Rushed undertaking creates headache

One employer’s eagerness to get a matter sorted has required a thorny follow-up case

It’s commonplace for employers to give undertakings when applying for approval of enterprise agreements. And one employer’s eagerness to get a matter sorted has required a thorny follow-up case to rectify an undertaking that went well beyond what was needed.

The problem arose because the reference award provided penalty rates on certain rosters for part timers and casuals; these weren’t in the EA. The undertaking referred to “employees in the work areas” and did not restrict the benefit to part-timers and casuals to accommodate FWC concerns.
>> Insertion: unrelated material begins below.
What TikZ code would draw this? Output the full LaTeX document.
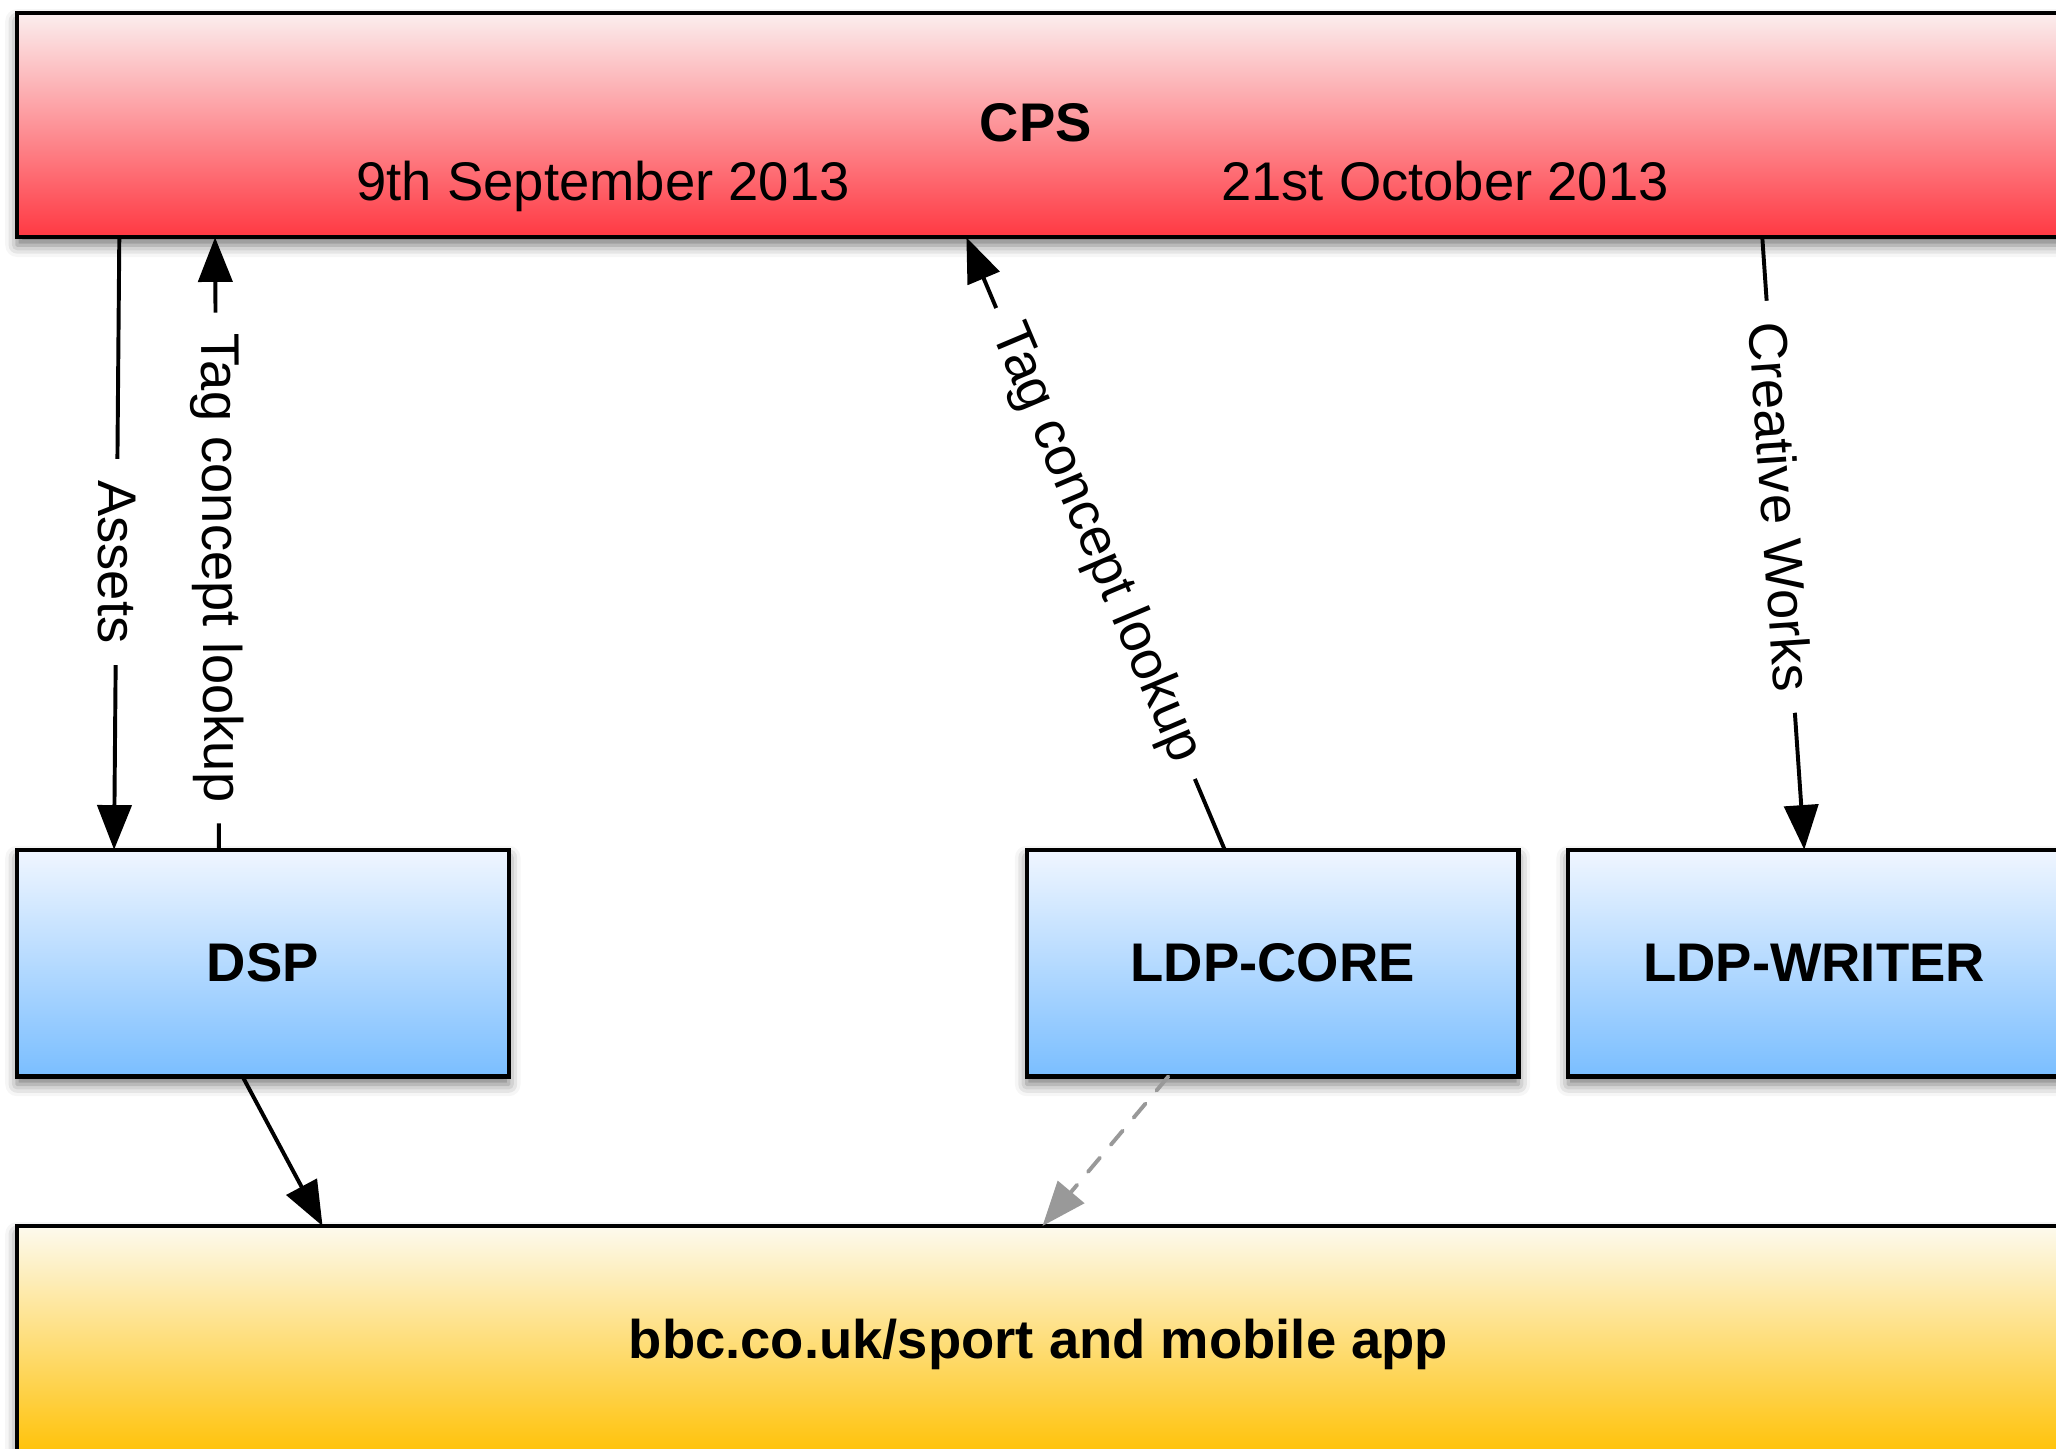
\documentclass[tikz,border=0pt]{standalone}
\usepackage{fontspec}
\setmainfont{Liberation Sans}
\usetikzlibrary{arrows.meta,positioning,shadows.blur}
\definecolor{cpstop}{RGB}{251,238,238}
\definecolor{cpsbottom}{RGB}{255,56,66}
\definecolor{ldptop}{RGB}{240,246,255}
\definecolor{ldpbottom}{RGB}{122,190,255}
\definecolor{sitetop}{RGB}{253,250,238}
\definecolor{sitebottom}{RGB}{255,192,0}
\definecolor{dashgrey}{RGB}{153,153,153}
\tikzset{
  system/.style = {draw = black, line width = 3.2pt, inner sep = 0pt, outer sep = 0pt, font = \fontsize{41.5}{50}\selectfont\bfseries, blur shadow = {shadow xshift = 0pt, shadow yshift = -6pt, shadow blur radius = 9pt, shadow opacity = 55}},
  service/.style = {system, top color = ldptop, bottom color = ldpbottom, minimum width = 375pt, minimum height = 173pt},
  feed/.style = {line width = 3pt, -{Triangle[length = 34pt, width = 26pt]}},
  feedlabel/.style = {fill = white, inner xsep = 16pt, inner ysep = 2pt, font = \fontsize{41.5}{50}\selectfont}
}
\begin{document}
\begin{tikzpicture}[x = 1pt, y = 1pt]
\clip (0,0) rectangle (1568,-1105);
\node[system, top color = cpstop, bottom color = cpsbottom, minimum width = 1560pt, minimum height = 171pt, anchor = north west] (cps) at (13,-10) {};
\node[font = \fontsize{41.5}{50}\selectfont\bfseries, anchor = base] (cpsname) at (790,-108) {CPS};
\node[font = \fontsize{41.5}{50}\selectfont, anchor = base] (golive) at (460,-153) {9th September 2013};
\node[font = \fontsize{41.5}{50}\selectfont, anchor = base] (switchover) at (1102,-153) {21st October 2013};
\node[service, anchor = north west] (dsp) at (13,-648) {DSP};
\node[service, right = 395pt of dsp] (ldpcore) {LDP-CORE};
\node[service, right = 38pt of ldpcore] (ldpwriter) {LDP-WRITER};
\node[system, top color = sitetop, bottom color = sitebottom, minimum width = 1558pt, minimum height = 180pt, anchor = north west] (site) at (13,-935) {bbc.co.uk/sport and mobile app};
\draw[feed] ([xshift = 78pt]cps.south west) -- node[feedlabel, rotate = -90, pos = 0.53] (assetslabel) {Assets} ([xshift = 74pt]dsp.north west);
\draw[feed] ([xshift = 154pt]dsp.north west) -- node[feedlabel, sloped, pos = 0.46] (dsptaglabel) {Tag concept lookup} ([xshift = 151pt]cps.south west);
\draw[feed] ([xshift = 151pt]ldpcore.north west) -- node[feedlabel, sloped, pos = 0.5] (coretaglabel) {Tag concept lookup} ([xshift = 724pt]cps.south west);
\draw[feed] ([xshift = 1331pt]cps.south west) -- node[feedlabel, sloped, pos = 0.44] (workslabel) {Creative Works} ([xshift = 180pt]ldpwriter.north west);
\draw[feed] ([xshift = 172pt]dsp.south west) -- ([xshift = 233pt]site.north west);
\draw[feed, dashgrey, dash pattern = on 14pt off 13pt, line cap = round] ([xshift = 108pt]ldpcore.south west) -- ([xshift = 782pt]site.north west);
\end{tikzpicture}
\end{document}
The undertaking was OK’ed by the unions, accepted by FWC and the EA approved. Almost immediately the employer realised the error and its implications; it sought to utilise a section of the Fair Work Act available to correct errors, but FWC declined to entertain that approach.

So the employer applied to amend the EA on the basis of an ambiguity or uncertainty. This was not a straightforward matter. The unions opposed the application, arguing the words and meaning weren’t ambiguous; and that the claim was for correcting an error, and therefore wrongly before the FWC. This was despite the fact that that door had been closed by the FWC itself.

The employer explained the unintended consequences of the drafting of the undertaking brought significant windfall benefits to full-time employees. Their unions had not claimed these benefits during bargaining. Further, the original concern was only about part-timers and casuals, so the broader remit was never on the agenda.

The FWC rejected the unions’ arguments, making the point an undertaking is not the result of negotiations, but a concession made by an employer in the approval process. As such, in determining if an ambiguity existed and, if so, should the FWC intervene, the intentions of the parties in bargaining were not determinative; what mattered was the mischief sought to be cured by way of undertaking when the approval assessment was made.

If the undertaking were directed at that and, in the rush to prepare and submit it, it went beyond what was needed to cure the problem, then there was scope for repair. The unchallenged evidence of the employer was that the undertaking was “intended to limit the application of the Undertaking to the employees the subject of the Commission’s concern”. The FWC accepted this and made the variation to the EA as the employer had requested.

The lesson here is employers asked to give undertakings should not rush, nor be rushed. Often the FWC asks for responses within short time frames. However, most EA applications come up for assessment weeks after a vote is taken – a few more days won’t hurt. The understandable keenness to wrap up a matter should not outweigh due diligence. The FWC will grant extensions readily to permit parties to get it right and employers shouldn’t hesitate to avail themselves of this courtesy.